Archaeological traces from urban Granada and rural Huéscar suggest a society anchored in agriculture, craft production, and regional trade. Olive oil, cereals, and small‑scale pastoralism dominated the countryside, while towns acted as nodes for artisanal production and market exchange. Caves such as Cueva Romero may preserve funerary contexts or episodic habitation that provide intimate glimpses of diet, health, and ritual practice.
Household life would have been lived in sunlit patios and narrow lanes, with pottery, metalwork and textiles marking social identity. Ceramic types and building techniques show both continuity with pre‑Islamic Iberian traditions and innovations adopted from broader Mediterranean networks.

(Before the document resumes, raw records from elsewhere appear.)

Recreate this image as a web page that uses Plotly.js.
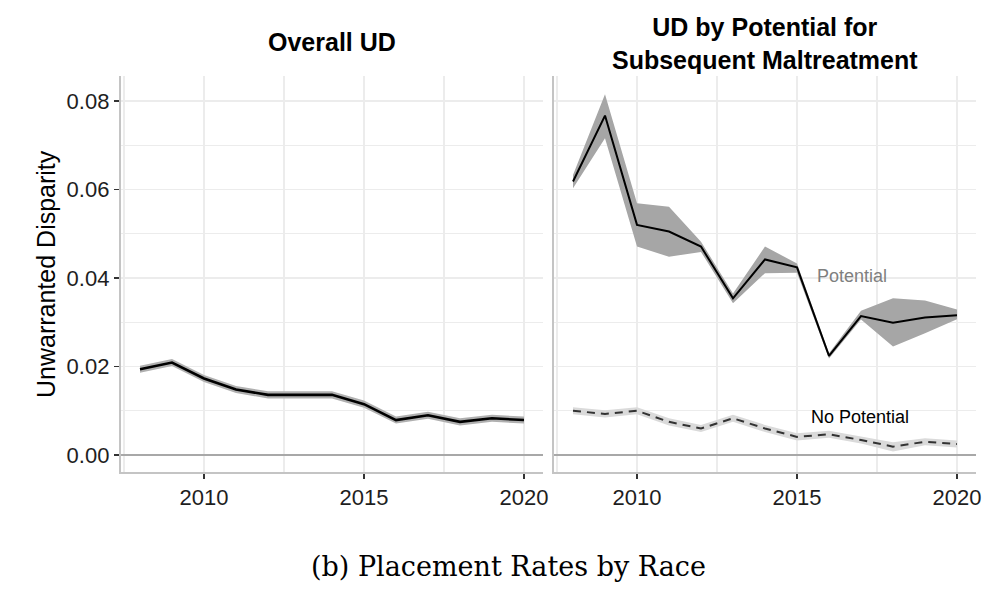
<!DOCTYPE html>
<html>
<head>
<meta charset="utf-8">
<script src="https://cdn.plot.ly/plotly-3.0.1.min.js"></script>
<style>html,body{margin:0;padding:0;background:#fff;}#chart{width:1000px;height:589px;}</style>
</head>
<body>
<div id="chart"></div>
<script>
const years = [2008,2009,2010,2011,2012,2013,2014,2015,2016,2017,2018,2019,2020];

const overall   = [0.0194,0.0209,0.0173,0.0148,0.0136,0.0136,0.0136,0.0115,0.0079,0.0090,0.0075,0.0083,0.0079];
const overallLo = [0.0186,0.0201,0.0165,0.0140,0.0128,0.0128,0.0128,0.0107,0.0071,0.0082,0.0067,0.0075,0.0071];
const overallHi = [0.0202,0.0217,0.0181,0.0156,0.0144,0.0144,0.0144,0.0123,0.0087,0.0098,0.0083,0.0091,0.0087];

const potential   = [0.0618,0.0767,0.0520,0.0505,0.0471,0.0354,0.0442,0.0424,0.0224,0.0314,0.0299,0.0311,0.0316];
const potentialLo = [0.0603,0.0716,0.0471,0.0448,0.0459,0.0343,0.0411,0.0412,0.0218,0.0306,0.0245,0.0275,0.0307];
const potentialHi = [0.0633,0.0815,0.0569,0.0561,0.0482,0.0365,0.0471,0.0433,0.0230,0.0326,0.0354,0.0349,0.0329];

const noPotential   = [0.0100,0.0093,0.0100,0.0075,0.0060,0.0083,0.0060,0.0041,0.0047,0.0034,0.0019,0.0030,0.0025];
const noPotentialLo = [0.0092,0.0085,0.0092,0.0067,0.0052,0.0075,0.0052,0.0033,0.0039,0.0026,0.0008,0.0022,0.0017];
const noPotentialHi = [0.0108,0.0101,0.0108,0.0083,0.0068,0.0091,0.0068,0.0049,0.0055,0.0042,0.0029,0.0038,0.0033];

const yTicks = [0, 0.02, 0.04, 0.06, 0.08];
const yTickText = ["0.00", "0.02", "0.04", "0.06", "0.08"];
const xTicks = [2010, 2015, 2020];
const xTickText = ["2010", "2015", "2020"];

const panelTitles = ["Overall UD", "UD by Potential for<br>Subsequent Maltreatment"];
const seriesLabels = ["Potential", "No Potential"];
const yTitle = "Unwarranted Disparity";
const caption = "(b) Placement Rates by Race";

function band(x, lo, hi, color, xa, ya) {
  return [
    {x: x, y: lo, xaxis: xa, yaxis: ya, type: 'scatter', mode: 'lines',
     line: {width: 0, color: color}, hoverinfo: 'skip', showlegend: false},
    {x: x, y: hi, xaxis: xa, yaxis: ya, type: 'scatter', mode: 'lines',
     line: {width: 0, color: color}, fill: 'tonexty', fillcolor: color,
     hoverinfo: 'skip', showlegend: false}
  ];
}

const traces = [].concat(
  band(years, overallLo, overallHi, '#b0b0b0', 'x', 'y'),
  [{x: years, y: overall, xaxis: 'x', yaxis: 'y', type: 'scatter', mode: 'lines',
    line: {color: '#000000', width: 2.6}, showlegend: false}],
  band(years, noPotentialLo, noPotentialHi, '#dadada', 'x2', 'y2'),
  [{x: years, y: noPotential, xaxis: 'x2', yaxis: 'y2', type: 'scatter', mode: 'lines',
    line: {color: '#333333', width: 2, dash: '8px,6px'}, showlegend: false}],
  band(years, potentialLo, potentialHi, '#a6a6a6', 'x2', 'y2'),
  [{x: years, y: potential, xaxis: 'x2', yaxis: 'y2', type: 'scatter', mode: 'lines',
    line: {color: '#000000', width: 2}, showlegend: false}]
);

const tickFont = {family: 'Liberation Sans, Arial, sans-serif', size: 22, color: '#1e1e1e'};
const gridColor = '#ececec';
const axisLineColor = '#c4c4c4';

function xAxis(domain, anchor) {
  return {
    domain: domain, anchor: anchor, range: [2007.4, 2020.6],
    tickmode: 'array', tickvals: xTicks, ticktext: xTickText,
    ticks: 'outside', ticklen: 5, tickwidth: 1.6, tickcolor: '#333333',
    showline: true, linecolor: axisLineColor, linewidth: 2,
    showgrid: true, gridcolor: gridColor, gridwidth: 1.2,
    minor: {tick0: 2007.5, dtick: 2.5, showgrid: true, gridcolor: gridColor, gridwidth: 1.2, ticks: ''},
    zeroline: false, tickfont: tickFont, fixedrange: true
  };
}
function yAxis(anchor, showLabels) {
  return {
    domain: [0.1986, 0.871], anchor: anchor, range: [-0.00384, 0.08565],
    tickmode: 'array', tickvals: yTicks, ticktext: yTickText,
    showticklabels: showLabels,
    ticks: showLabels ? 'outside' : '', ticklen: 5, tickwidth: 1.6, tickcolor: '#333333',
    showline: true, linecolor: axisLineColor, linewidth: 2,
    showgrid: true, gridcolor: gridColor, gridwidth: 1.2,
    minor: {tick0: 0.01, dtick: 0.02, showgrid: true, gridcolor: gridColor, gridwidth: 1.2, ticks: ''},
    zeroline: true, zerolinecolor: '#a8a8a8', zerolinewidth: 1.6,
    tickfont: tickFont, fixedrange: true
  };
}

const titleFont = {family: 'Liberation Sans, Arial, sans-serif', size: 25, color: '#000000', weight: 'bold'};

const layout = {
  width: 1000, height: 589,
  margin: {l: 0, r: 0, t: 0, b: 0, autoexpand: false},
  paper_bgcolor: '#ffffff', plot_bgcolor: '#ffffff',
  showlegend: false,
  xaxis: xAxis([0.1208, 0.5432], 'y'),
  yaxis: yAxis('x', true),
  xaxis2: xAxis([0.5538, 0.9762], 'y2'),
  yaxis2: yAxis('x2', false),
  annotations: [
    {text: panelTitles[0], xref: 'x domain', yref: 'paper', x: 0.5, y: 1 - 42/589,
     xanchor: 'center', yanchor: 'middle', showarrow: false, font: titleFont},
    {text: panelTitles[1], xref: 'x2 domain', yref: 'paper', x: 0.5, y: 1 - 43/589,
     xanchor: 'center', yanchor: 'middle', showarrow: false, font: titleFont},
    {text: seriesLabels[0], xref: 'x2', yref: 'y2', x: 2015.55, y: 0.0405,
     xanchor: 'left', yanchor: 'middle', showarrow: false,
     font: {family: 'Liberation Sans, Arial, sans-serif', size: 18, color: '#7f7f7f'}},
    {text: seriesLabels[1], xref: 'x2', yref: 'y2', x: 2015.38, y: 0.0087,
     xanchor: 'left', yanchor: 'middle', showarrow: false,
     font: {family: 'Liberation Sans, Arial, sans-serif', size: 18, color: '#000000'}},
    {text: yTitle, xref: 'paper', yref: 'paper', x: 46/1000, y: 1 - 274/589,
     xanchor: 'center', yanchor: 'middle', textangle: -90, showarrow: false,
     font: {family: 'Liberation Sans, Arial, sans-serif', size: 25, color: '#000000'}},
    {text: caption, xref: 'paper', yref: 'paper', x: 508/1000, y: 1 - 566/589,
     xanchor: 'center', yanchor: 'middle', showarrow: false,
     font: {family: 'DejaVu Serif, serif', size: 27, color: '#000000'}}
  ]
};

Plotly.newPlot('chart', traces, layout, {staticPlot: true, displayModeBar: false});
</script>
</body>
</html>
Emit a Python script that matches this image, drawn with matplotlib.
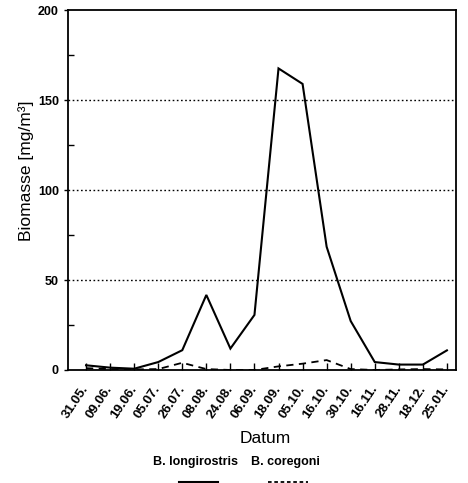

The material record preserves wear patterns on tools, animal bones with butchery marks, and domestic refuse — quiet, forensic evidence of daily rhythms.
Archaeobotanical and zooarchaeological data from comparable Islamic sites in Andalusia indicate diversified diets and mixed agricultural strategies adapted to mountain valleys and river plains. These practical realities shaped social relations: extended family households, apprenticeship in craft workshops, and frequent mobility tied to trade or seasonal labor. The three Zira samples likely belonged to communities living within these intertwined economic and social systems, though direct associations between specific graves and detailed cultural roles remain uncertain.